**Task goal**
In the copy, keep every record exact and leave out all images.

Some records:

┌──

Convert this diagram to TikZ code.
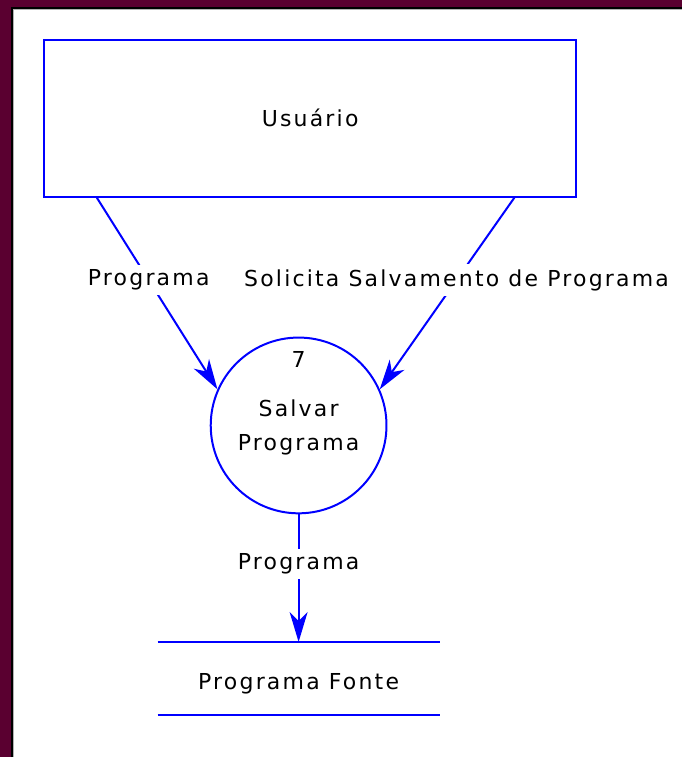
\documentclass[tikz,border=0pt]{standalone}
\usepackage{fontspec}
\setmainfont{DejaVu Sans}[LetterSpace=10]
\usetikzlibrary{arrows.meta}
\definecolor{moldura}{RGB}{90,0,48}
\definecolor{fluxo}{RGB}{0,0,255}
\tikzset{
	entidade/.style={draw=fluxo, line width=2pt, minimum width=533pt, minimum height=157pt},
	processo/.style={draw=fluxo, line width=2pt, circle, minimum size=176pt},
	deposito/.style={minimum width=282pt, minimum height=73pt, text height=25pt, text depth=4pt},
	rotulo/.style={fill=white, inner xsep=2pt, inner ysep=5pt},
	dado/.style={draw=fluxo, line width=2pt, -{Stealth[length=30pt, width=18pt, inset=9pt]}}
}
\begin{document}
\begin{tikzpicture}[x=1pt, y=-1pt, font=\fontsize{22}{35}\selectfont]
		\fill[moldura] (0,0) rectangle (683,758);
		\fill[white] (11,7) rectangle (683,758);
		\draw[black, line width=2pt] (12,758) -- (12,8) -- (683,8);
		\draw[gray!60, line width=1pt] (13.5,758) -- (13.5,9.5) -- (683,9.5);
		\useasboundingbox (0,0) rectangle (683,758);

		\node[entidade] (usuario) at (310.5,118.5) {Usuário};
		\node[processo] (salvar) at (299,426) {};
		\node (num) at (299,360) {7};
		\node[align=center] (nome) at (299,428) {Salvar\\Programa};

		\node[deposito] (fonte) at (299,679.5) {Programa Fonte};
		\draw[fluxo, line width=2pt] (fonte.north west) -- (fonte.north east);
		\draw[fluxo, line width=2pt] (fonte.south west) -- (fonte.south east);

		\draw[dado] (usuario.south -| 97,0) -- node[rotulo, pos=0.43] (r1) {Programa} (salvar.156);
		\draw[dado] (usuario.south -| 515,0) -- node[rotulo, pos=0.43] (r2) {Solicita Salvamento de Programa} (salvar.24);
		\draw[dado] (salvar.south) -- node[rotulo, pos=0.39] (r3) {Programa} (fonte.north);
\end{tikzpicture}
\end{document}
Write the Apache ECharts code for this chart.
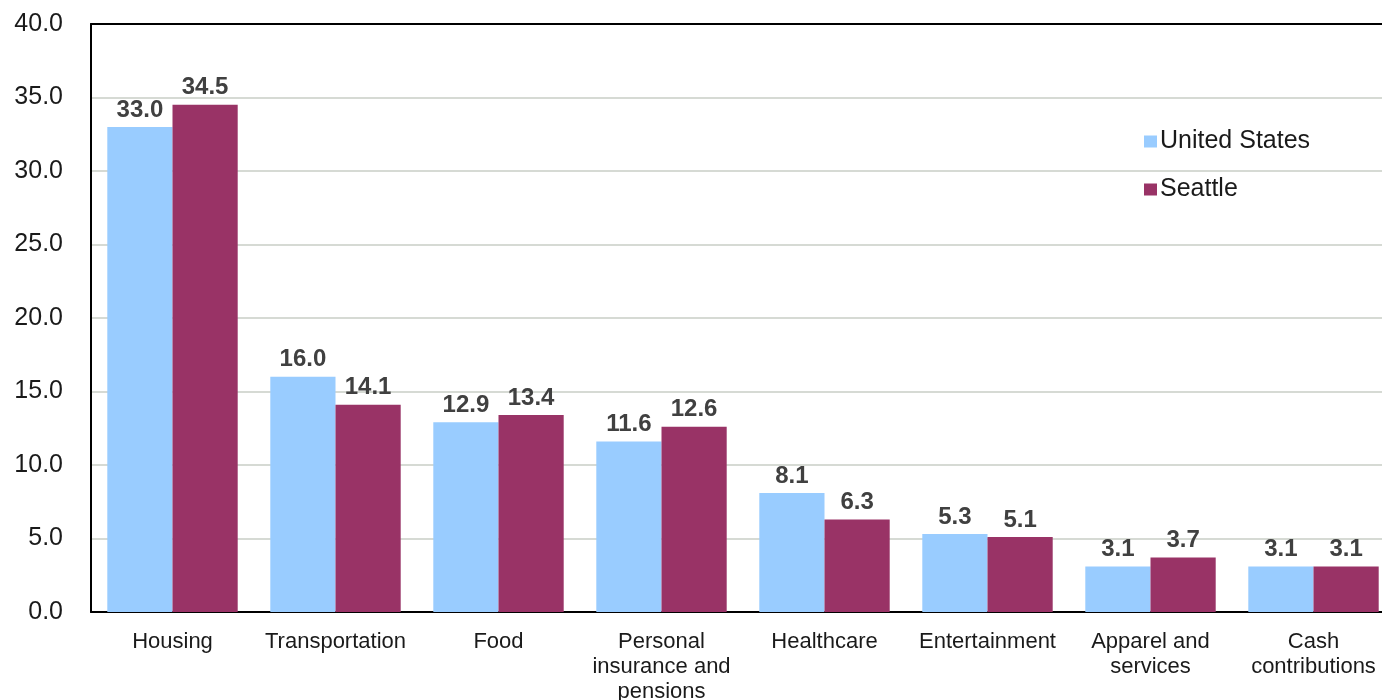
<!DOCTYPE html>
<html>
<head>
<meta charset="utf-8">
<script src="https://cdn.jsdelivr.net/npm/echarts@6/dist/echarts.min.js"></script>
<style>
html,body{margin:0;padding:0;background:#fff;overflow:hidden;width:1382px;height:700px;}
#chart{width:1395px;height:700px;}
</style>
</head>
<body>
<div id="chart"></div>
<script>
const categories = ["Housing", "Transportation", "Food", "Personal\ninsurance and\npensions", "Healthcare", "Entertainment", "Apparel and\nservices", "Cash\ncontributions"];
const seriesNames = ["United States", "Seattle"];
const usValues = [33.0, 16.0, 12.9, 11.6, 8.1, 5.3, 3.1, 3.1];
const seattleValues = [34.5, 14.1, 13.4, 12.6, 6.3, 5.1, 3.7, 3.1];

const chart = echarts.init(document.getElementById('chart'));
const font = 'Liberation Sans, Arial, sans-serif';
const labelCfg = {
  show: true, position: 'top', distance: 5,
  formatter: p => p.value.toFixed(1),
  fontFamily: font, fontSize: 24, fontWeight: 'bold', color: '#404040'
};
chart.setOption({
  animation: false,
  backgroundColor: '#fff',
  grid: { left: 91, top: 24, right: 0, bottom: 88, show: false, containLabel: false, outerBoundsMode: 'none' },
  legend: {
    orient: 'vertical', left: 1139, top: 124, itemGap: 23,
    itemWidth: 13, itemHeight: 12, icon: 'rect',
    textStyle: { fontFamily: font, fontSize: 25, lineHeight: 25, color: '#1a1a1a', padding: [0,0,0,-2] },
    data: seriesNames
  },
  xAxis: [{
    type: 'category', data: categories,
    axisLine: { show: true, lineStyle: { color: '#000', width: 2 } },
    axisTick: { show: false },
    axisLabel: { interval: 0, fontFamily: font, fontSize: 22, color: '#1a1a1a', lineHeight: 25, margin: 17 }
  }, {
    type: 'category', data: categories, position: 'top',
    axisLine: { show: true, lineStyle: { color: '#000', width: 2 } },
    axisTick: { show: false },
    axisLabel: { show: false }
  }],
  yAxis: {
    type: 'value', min: 0, max: 40, interval: 5,
    axisLine: { show: true, lineStyle: { color: '#000', width: 2 } },
    axisTick: { show: false },
    splitLine: { lineStyle: { color: '#d6dad4', width: 2 } },
    axisLabel: { formatter: v => v.toFixed(1), fontFamily: font, fontSize: 25, color: '#1a1a1a', margin: 28 }
  },
  series: [
    { name: seriesNames[0], type: 'bar', data: usValues, barGap: '0%', barCategoryGap: '20%',
      itemStyle: { color: '#99ccff' }, label: labelCfg },
    { name: seriesNames[1], type: 'bar', data: seattleValues,
      itemStyle: { color: '#993366' }, label: labelCfg }
  ]
});
</script>
</body>
</html>
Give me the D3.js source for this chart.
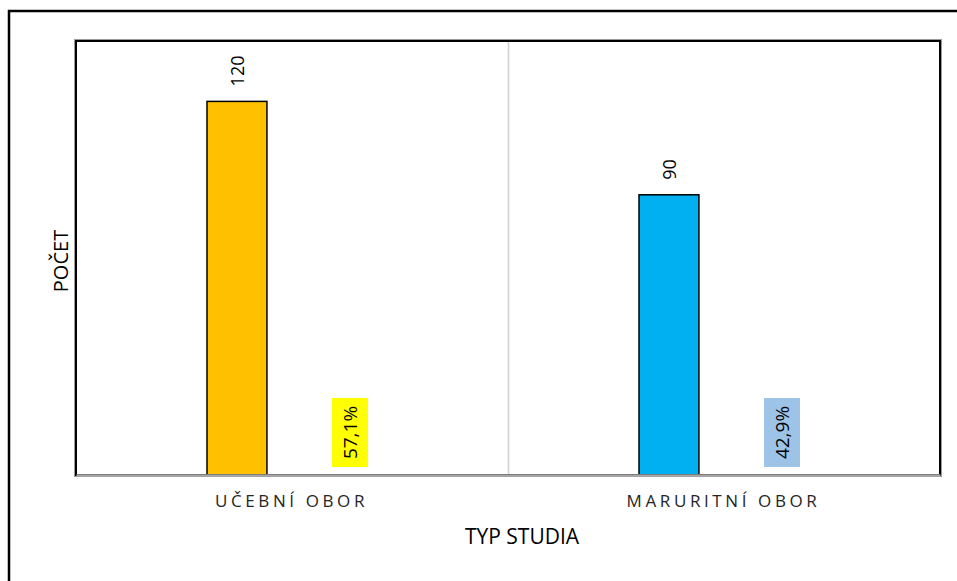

└──

**Reply**
Convert this diagram to TikZ code.
\documentclass[tikz,border=0pt]{standalone}
\usepackage{fontspec}
\setmainfont{DejaVu Sans}[LetterSpace=10]
\usetikzlibrary{arrows.meta}
\definecolor{moldura}{RGB}{90,0,48}
\definecolor{fluxo}{RGB}{0,0,255}
\tikzset{
	entidade/.style={draw=fluxo, line width=2pt, minimum width=533pt, minimum height=157pt},
	processo/.style={draw=fluxo, line width=2pt, circle, minimum size=176pt},
	deposito/.style={minimum width=282pt, minimum height=73pt, text height=25pt, text depth=4pt},
	rotulo/.style={fill=white, inner xsep=2pt, inner ysep=5pt},
	dado/.style={draw=fluxo, line width=2pt, -{Stealth[length=30pt, width=18pt, inset=9pt]}}
}
\begin{document}
\begin{tikzpicture}[x=1pt, y=-1pt, font=\fontsize{22}{35}\selectfont]
		\fill[moldura] (0,0) rectangle (683,758);
		\fill[white] (11,7) rectangle (683,758);
		\draw[black, line width=2pt] (12,758) -- (12,8) -- (683,8);
		\draw[gray!60, line width=1pt] (13.5,758) -- (13.5,9.5) -- (683,9.5);
		\useasboundingbox (0,0) rectangle (683,758);

		\node[entidade] (usuario) at (310.5,118.5) {Usuário};
		\node[processo] (salvar) at (299,426) {};
		\node (num) at (299,360) {7};
		\node[align=center] (nome) at (299,428) {Salvar\\Programa};

		\node[deposito] (fonte) at (299,679.5) {Programa Fonte};
		\draw[fluxo, line width=2pt] (fonte.north west) -- (fonte.north east);
		\draw[fluxo, line width=2pt] (fonte.south west) -- (fonte.south east);

		\draw[dado] (usuario.south -| 97,0) -- node[rotulo, pos=0.43] (r1) {Programa} (salvar.156);
		\draw[dado] (usuario.south -| 515,0) -- node[rotulo, pos=0.43] (r2) {Solicita Salvamento de Programa} (salvar.24);
		\draw[dado] (salvar.south) -- node[rotulo, pos=0.39] (r3) {Programa} (fonte.north);
\end{tikzpicture}
\end{document}
Write the Apache ECharts code for this chart.
<!DOCTYPE html>
<html>
<head>
<meta charset="utf-8">
<script src="https://cdn.jsdelivr.net/npm/echarts@6/dist/echarts.min.js"></script>
<style>
html,body{margin:0;padding:0;background:#fff;overflow:hidden;width:1382px;height:700px;}
#chart{width:1395px;height:700px;}
</style>
</head>
<body>
<div id="chart"></div>
<script>
const categories = ["Housing", "Transportation", "Food", "Personal\ninsurance and\npensions", "Healthcare", "Entertainment", "Apparel and\nservices", "Cash\ncontributions"];
const seriesNames = ["United States", "Seattle"];
const usValues = [33.0, 16.0, 12.9, 11.6, 8.1, 5.3, 3.1, 3.1];
const seattleValues = [34.5, 14.1, 13.4, 12.6, 6.3, 5.1, 3.7, 3.1];

const chart = echarts.init(document.getElementById('chart'));
const font = 'Liberation Sans, Arial, sans-serif';
const labelCfg = {
  show: true, position: 'top', distance: 5,
  formatter: p => p.value.toFixed(1),
  fontFamily: font, fontSize: 24, fontWeight: 'bold', color: '#404040'
};
chart.setOption({
  animation: false,
  backgroundColor: '#fff',
  grid: { left: 91, top: 24, right: 0, bottom: 88, show: false, containLabel: false, outerBoundsMode: 'none' },
  legend: {
    orient: 'vertical', left: 1139, top: 124, itemGap: 23,
    itemWidth: 13, itemHeight: 12, icon: 'rect',
    textStyle: { fontFamily: font, fontSize: 25, lineHeight: 25, color: '#1a1a1a', padding: [0,0,0,-2] },
    data: seriesNames
  },
  xAxis: [{
    type: 'category', data: categories,
    axisLine: { show: true, lineStyle: { color: '#000', width: 2 } },
    axisTick: { show: false },
    axisLabel: { interval: 0, fontFamily: font, fontSize: 22, color: '#1a1a1a', lineHeight: 25, margin: 17 }
  }, {
    type: 'category', data: categories, position: 'top',
    axisLine: { show: true, lineStyle: { color: '#000', width: 2 } },
    axisTick: { show: false },
    axisLabel: { show: false }
  }],
  yAxis: {
    type: 'value', min: 0, max: 40, interval: 5,
    axisLine: { show: true, lineStyle: { color: '#000', width: 2 } },
    axisTick: { show: false },
    splitLine: { lineStyle: { color: '#d6dad4', width: 2 } },
    axisLabel: { formatter: v => v.toFixed(1), fontFamily: font, fontSize: 25, color: '#1a1a1a', margin: 28 }
  },
  series: [
    { name: seriesNames[0], type: 'bar', data: usValues, barGap: '0%', barCategoryGap: '20%',
      itemStyle: { color: '#99ccff' }, label: labelCfg },
    { name: seriesNames[1], type: 'bar', data: seattleValues,
      itemStyle: { color: '#993366' }, label: labelCfg }
  ]
});
</script>
</body>
</html>
Give me the D3.js source for this chart.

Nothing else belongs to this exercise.